__BRIEF__. Write the data out again, character for character, with no images.
-- START --
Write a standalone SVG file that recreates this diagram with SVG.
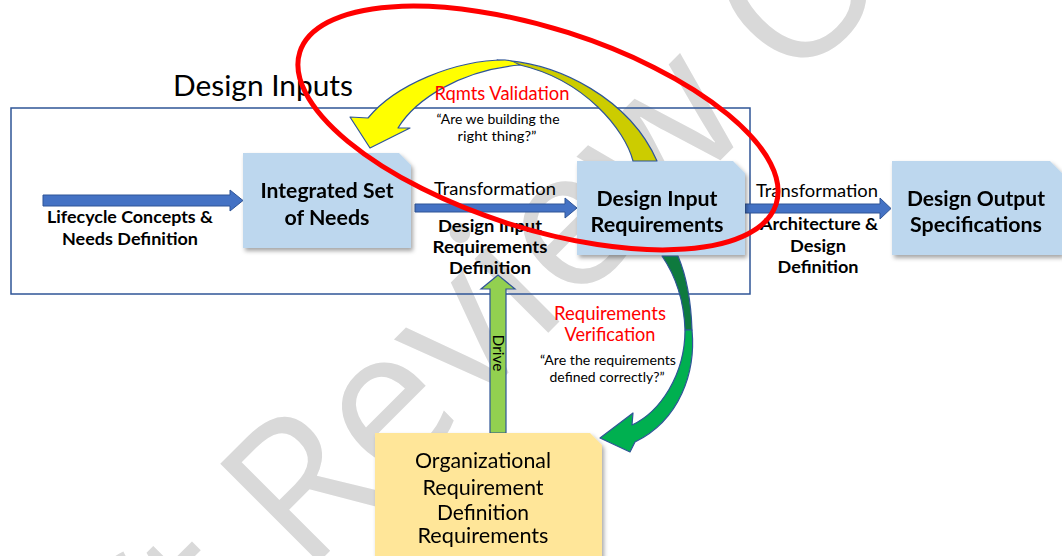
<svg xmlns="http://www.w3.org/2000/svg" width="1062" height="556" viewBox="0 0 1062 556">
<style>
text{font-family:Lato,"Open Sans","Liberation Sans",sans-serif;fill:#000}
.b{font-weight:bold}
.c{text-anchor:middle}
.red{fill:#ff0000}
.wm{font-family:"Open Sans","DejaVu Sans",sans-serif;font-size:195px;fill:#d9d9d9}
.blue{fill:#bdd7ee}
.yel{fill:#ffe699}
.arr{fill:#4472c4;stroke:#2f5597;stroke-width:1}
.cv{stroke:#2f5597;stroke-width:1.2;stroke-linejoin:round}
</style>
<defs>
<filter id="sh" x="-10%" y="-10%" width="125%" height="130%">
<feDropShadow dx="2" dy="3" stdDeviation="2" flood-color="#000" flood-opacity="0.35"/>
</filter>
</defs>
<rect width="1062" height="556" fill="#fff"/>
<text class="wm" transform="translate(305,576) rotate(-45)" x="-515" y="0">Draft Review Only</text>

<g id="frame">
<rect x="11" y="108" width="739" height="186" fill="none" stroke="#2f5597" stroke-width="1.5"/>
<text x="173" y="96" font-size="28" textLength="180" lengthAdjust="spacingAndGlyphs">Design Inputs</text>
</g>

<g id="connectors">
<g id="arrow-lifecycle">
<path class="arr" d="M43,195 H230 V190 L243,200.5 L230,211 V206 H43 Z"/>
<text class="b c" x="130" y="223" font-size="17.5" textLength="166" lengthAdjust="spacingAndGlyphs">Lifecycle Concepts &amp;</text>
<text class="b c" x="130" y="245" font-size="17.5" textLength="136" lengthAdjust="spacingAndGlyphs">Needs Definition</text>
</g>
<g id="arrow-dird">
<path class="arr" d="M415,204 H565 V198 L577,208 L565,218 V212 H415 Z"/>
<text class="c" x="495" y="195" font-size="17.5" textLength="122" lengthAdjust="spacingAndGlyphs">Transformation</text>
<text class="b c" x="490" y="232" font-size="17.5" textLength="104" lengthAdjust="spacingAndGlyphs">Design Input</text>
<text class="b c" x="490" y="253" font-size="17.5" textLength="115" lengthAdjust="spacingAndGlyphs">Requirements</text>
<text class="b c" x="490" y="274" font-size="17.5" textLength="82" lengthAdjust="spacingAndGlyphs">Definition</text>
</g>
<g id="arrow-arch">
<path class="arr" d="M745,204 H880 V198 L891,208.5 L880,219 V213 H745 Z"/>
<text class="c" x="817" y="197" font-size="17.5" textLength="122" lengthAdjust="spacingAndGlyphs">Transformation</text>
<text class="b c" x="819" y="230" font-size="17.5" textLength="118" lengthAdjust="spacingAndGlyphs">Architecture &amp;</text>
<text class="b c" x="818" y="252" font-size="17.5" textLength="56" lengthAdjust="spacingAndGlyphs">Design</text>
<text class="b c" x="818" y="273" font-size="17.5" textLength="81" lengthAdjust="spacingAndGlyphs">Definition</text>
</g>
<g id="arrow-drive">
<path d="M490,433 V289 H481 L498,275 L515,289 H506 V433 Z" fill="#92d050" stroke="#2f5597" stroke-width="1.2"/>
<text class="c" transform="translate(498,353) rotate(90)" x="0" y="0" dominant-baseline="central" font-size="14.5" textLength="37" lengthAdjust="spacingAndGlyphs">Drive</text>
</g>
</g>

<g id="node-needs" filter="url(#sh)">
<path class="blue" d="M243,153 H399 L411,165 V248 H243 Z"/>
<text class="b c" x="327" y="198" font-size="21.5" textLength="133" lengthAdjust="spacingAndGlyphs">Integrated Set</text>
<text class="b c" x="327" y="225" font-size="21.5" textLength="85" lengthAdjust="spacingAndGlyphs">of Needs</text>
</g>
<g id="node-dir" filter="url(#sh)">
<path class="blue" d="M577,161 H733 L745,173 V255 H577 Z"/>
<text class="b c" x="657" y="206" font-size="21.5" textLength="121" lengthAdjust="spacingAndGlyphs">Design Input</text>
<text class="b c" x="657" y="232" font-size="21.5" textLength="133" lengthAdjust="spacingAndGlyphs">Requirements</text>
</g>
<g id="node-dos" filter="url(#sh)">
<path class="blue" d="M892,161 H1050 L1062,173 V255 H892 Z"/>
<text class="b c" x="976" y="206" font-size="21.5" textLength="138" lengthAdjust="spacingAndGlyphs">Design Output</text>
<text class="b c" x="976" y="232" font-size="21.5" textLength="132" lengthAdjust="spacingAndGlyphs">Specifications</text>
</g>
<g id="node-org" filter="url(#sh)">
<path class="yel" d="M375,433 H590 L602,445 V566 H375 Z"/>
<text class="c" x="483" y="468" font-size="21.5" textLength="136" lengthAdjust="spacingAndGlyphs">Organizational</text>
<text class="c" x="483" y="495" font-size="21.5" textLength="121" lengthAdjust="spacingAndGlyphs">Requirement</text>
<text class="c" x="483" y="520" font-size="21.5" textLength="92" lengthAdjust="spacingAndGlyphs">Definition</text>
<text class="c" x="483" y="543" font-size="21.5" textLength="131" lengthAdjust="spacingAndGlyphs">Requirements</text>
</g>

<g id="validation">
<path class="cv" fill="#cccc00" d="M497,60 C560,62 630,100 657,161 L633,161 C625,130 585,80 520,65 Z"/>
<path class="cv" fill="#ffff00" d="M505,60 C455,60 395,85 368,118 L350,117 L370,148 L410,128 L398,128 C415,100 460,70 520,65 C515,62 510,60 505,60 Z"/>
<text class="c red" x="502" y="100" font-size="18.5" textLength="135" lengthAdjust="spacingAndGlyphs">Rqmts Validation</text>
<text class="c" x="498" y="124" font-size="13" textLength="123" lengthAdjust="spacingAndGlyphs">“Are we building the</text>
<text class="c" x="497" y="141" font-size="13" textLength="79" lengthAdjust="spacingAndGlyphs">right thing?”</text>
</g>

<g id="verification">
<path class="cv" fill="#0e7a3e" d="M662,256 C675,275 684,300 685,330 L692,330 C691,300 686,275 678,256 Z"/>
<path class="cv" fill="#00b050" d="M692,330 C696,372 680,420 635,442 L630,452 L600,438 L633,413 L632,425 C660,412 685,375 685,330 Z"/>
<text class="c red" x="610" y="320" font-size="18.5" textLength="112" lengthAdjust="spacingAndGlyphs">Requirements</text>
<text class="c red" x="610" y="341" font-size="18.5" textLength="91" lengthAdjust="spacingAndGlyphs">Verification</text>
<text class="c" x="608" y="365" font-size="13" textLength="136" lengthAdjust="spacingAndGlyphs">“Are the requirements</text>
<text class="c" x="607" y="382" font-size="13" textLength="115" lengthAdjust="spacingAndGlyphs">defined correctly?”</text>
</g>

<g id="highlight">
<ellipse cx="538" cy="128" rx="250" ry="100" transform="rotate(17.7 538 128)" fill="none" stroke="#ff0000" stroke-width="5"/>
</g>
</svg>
-- END --
__TASK SOLUTION__.
Write a standalone SVG file that recreates this diagram with SVG.
<svg xmlns="http://www.w3.org/2000/svg" width="1062" height="556" viewBox="0 0 1062 556">
<style>
text{font-family:Lato,"Open Sans","Liberation Sans",sans-serif;fill:#000}
.b{font-weight:bold}
.c{text-anchor:middle}
.red{fill:#ff0000}
.wm{font-family:"Open Sans","DejaVu Sans",sans-serif;font-size:195px;fill:#d9d9d9}
.blue{fill:#bdd7ee}
.yel{fill:#ffe699}
.arr{fill:#4472c4;stroke:#2f5597;stroke-width:1}
.cv{stroke:#2f5597;stroke-width:1.2;stroke-linejoin:round}
</style>
<defs>
<filter id="sh" x="-10%" y="-10%" width="125%" height="130%">
<feDropShadow dx="2" dy="3" stdDeviation="2" flood-color="#000" flood-opacity="0.35"/>
</filter>
</defs>
<rect width="1062" height="556" fill="#fff"/>
<text class="wm" transform="translate(305,576) rotate(-45)" x="-515" y="0">Draft Review Only</text>

<g id="frame">
<rect x="11" y="108" width="739" height="186" fill="none" stroke="#2f5597" stroke-width="1.5"/>
<text x="173" y="96" font-size="28" textLength="180" lengthAdjust="spacingAndGlyphs">Design Inputs</text>
</g>

<g id="connectors">
<g id="arrow-lifecycle">
<path class="arr" d="M43,195 H230 V190 L243,200.5 L230,211 V206 H43 Z"/>
<text class="b c" x="130" y="223" font-size="17.5" textLength="166" lengthAdjust="spacingAndGlyphs">Lifecycle Concepts &amp;</text>
<text class="b c" x="130" y="245" font-size="17.5" textLength="136" lengthAdjust="spacingAndGlyphs">Needs Definition</text>
</g>
<g id="arrow-dird">
<path class="arr" d="M415,204 H565 V198 L577,208 L565,218 V212 H415 Z"/>
<text class="c" x="495" y="195" font-size="17.5" textLength="122" lengthAdjust="spacingAndGlyphs">Transformation</text>
<text class="b c" x="490" y="232" font-size="17.5" textLength="104" lengthAdjust="spacingAndGlyphs">Design Input</text>
<text class="b c" x="490" y="253" font-size="17.5" textLength="115" lengthAdjust="spacingAndGlyphs">Requirements</text>
<text class="b c" x="490" y="274" font-size="17.5" textLength="82" lengthAdjust="spacingAndGlyphs">Definition</text>
</g>
<g id="arrow-arch">
<path class="arr" d="M745,204 H880 V198 L891,208.5 L880,219 V213 H745 Z"/>
<text class="c" x="817" y="197" font-size="17.5" textLength="122" lengthAdjust="spacingAndGlyphs">Transformation</text>
<text class="b c" x="819" y="230" font-size="17.5" textLength="118" lengthAdjust="spacingAndGlyphs">Architecture &amp;</text>
<text class="b c" x="818" y="252" font-size="17.5" textLength="56" lengthAdjust="spacingAndGlyphs">Design</text>
<text class="b c" x="818" y="273" font-size="17.5" textLength="81" lengthAdjust="spacingAndGlyphs">Definition</text>
</g>
<g id="arrow-drive">
<path d="M490,433 V289 H481 L498,275 L515,289 H506 V433 Z" fill="#92d050" stroke="#2f5597" stroke-width="1.2"/>
<text class="c" transform="translate(498,353) rotate(90)" x="0" y="0" dominant-baseline="central" font-size="14.5" textLength="37" lengthAdjust="spacingAndGlyphs">Drive</text>
</g>
</g>

<g id="node-needs" filter="url(#sh)">
<path class="blue" d="M243,153 H399 L411,165 V248 H243 Z"/>
<text class="b c" x="327" y="198" font-size="21.5" textLength="133" lengthAdjust="spacingAndGlyphs">Integrated Set</text>
<text class="b c" x="327" y="225" font-size="21.5" textLength="85" lengthAdjust="spacingAndGlyphs">of Needs</text>
</g>
<g id="node-dir" filter="url(#sh)">
<path class="blue" d="M577,161 H733 L745,173 V255 H577 Z"/>
<text class="b c" x="657" y="206" font-size="21.5" textLength="121" lengthAdjust="spacingAndGlyphs">Design Input</text>
<text class="b c" x="657" y="232" font-size="21.5" textLength="133" lengthAdjust="spacingAndGlyphs">Requirements</text>
</g>
<g id="node-dos" filter="url(#sh)">
<path class="blue" d="M892,161 H1050 L1062,173 V255 H892 Z"/>
<text class="b c" x="976" y="206" font-size="21.5" textLength="138" lengthAdjust="spacingAndGlyphs">Design Output</text>
<text class="b c" x="976" y="232" font-size="21.5" textLength="132" lengthAdjust="spacingAndGlyphs">Specifications</text>
</g>
<g id="node-org" filter="url(#sh)">
<path class="yel" d="M375,433 H590 L602,445 V566 H375 Z"/>
<text class="c" x="483" y="468" font-size="21.5" textLength="136" lengthAdjust="spacingAndGlyphs">Organizational</text>
<text class="c" x="483" y="495" font-size="21.5" textLength="121" lengthAdjust="spacingAndGlyphs">Requirement</text>
<text class="c" x="483" y="520" font-size="21.5" textLength="92" lengthAdjust="spacingAndGlyphs">Definition</text>
<text class="c" x="483" y="543" font-size="21.5" textLength="131" lengthAdjust="spacingAndGlyphs">Requirements</text>
</g>

<g id="validation">
<path class="cv" fill="#cccc00" d="M497,60 C560,62 630,100 657,161 L633,161 C625,130 585,80 520,65 Z"/>
<path class="cv" fill="#ffff00" d="M505,60 C455,60 395,85 368,118 L350,117 L370,148 L410,128 L398,128 C415,100 460,70 520,65 C515,62 510,60 505,60 Z"/>
<text class="c red" x="502" y="100" font-size="18.5" textLength="135" lengthAdjust="spacingAndGlyphs">Rqmts Validation</text>
<text class="c" x="498" y="124" font-size="13" textLength="123" lengthAdjust="spacingAndGlyphs">“Are we building the</text>
<text class="c" x="497" y="141" font-size="13" textLength="79" lengthAdjust="spacingAndGlyphs">right thing?”</text>
</g>

<g id="verification">
<path class="cv" fill="#0e7a3e" d="M662,256 C675,275 684,300 685,330 L692,330 C691,300 686,275 678,256 Z"/>
<path class="cv" fill="#00b050" d="M692,330 C696,372 680,420 635,442 L630,452 L600,438 L633,413 L632,425 C660,412 685,375 685,330 Z"/>
<text class="c red" x="610" y="320" font-size="18.5" textLength="112" lengthAdjust="spacingAndGlyphs">Requirements</text>
<text class="c red" x="610" y="341" font-size="18.5" textLength="91" lengthAdjust="spacingAndGlyphs">Verification</text>
<text class="c" x="608" y="365" font-size="13" textLength="136" lengthAdjust="spacingAndGlyphs">“Are the requirements</text>
<text class="c" x="607" y="382" font-size="13" textLength="115" lengthAdjust="spacingAndGlyphs">defined correctly?”</text>
</g>

<g id="highlight">
<ellipse cx="538" cy="128" rx="250" ry="100" transform="rotate(17.7 538 128)" fill="none" stroke="#ff0000" stroke-width="5"/>
</g>
</svg>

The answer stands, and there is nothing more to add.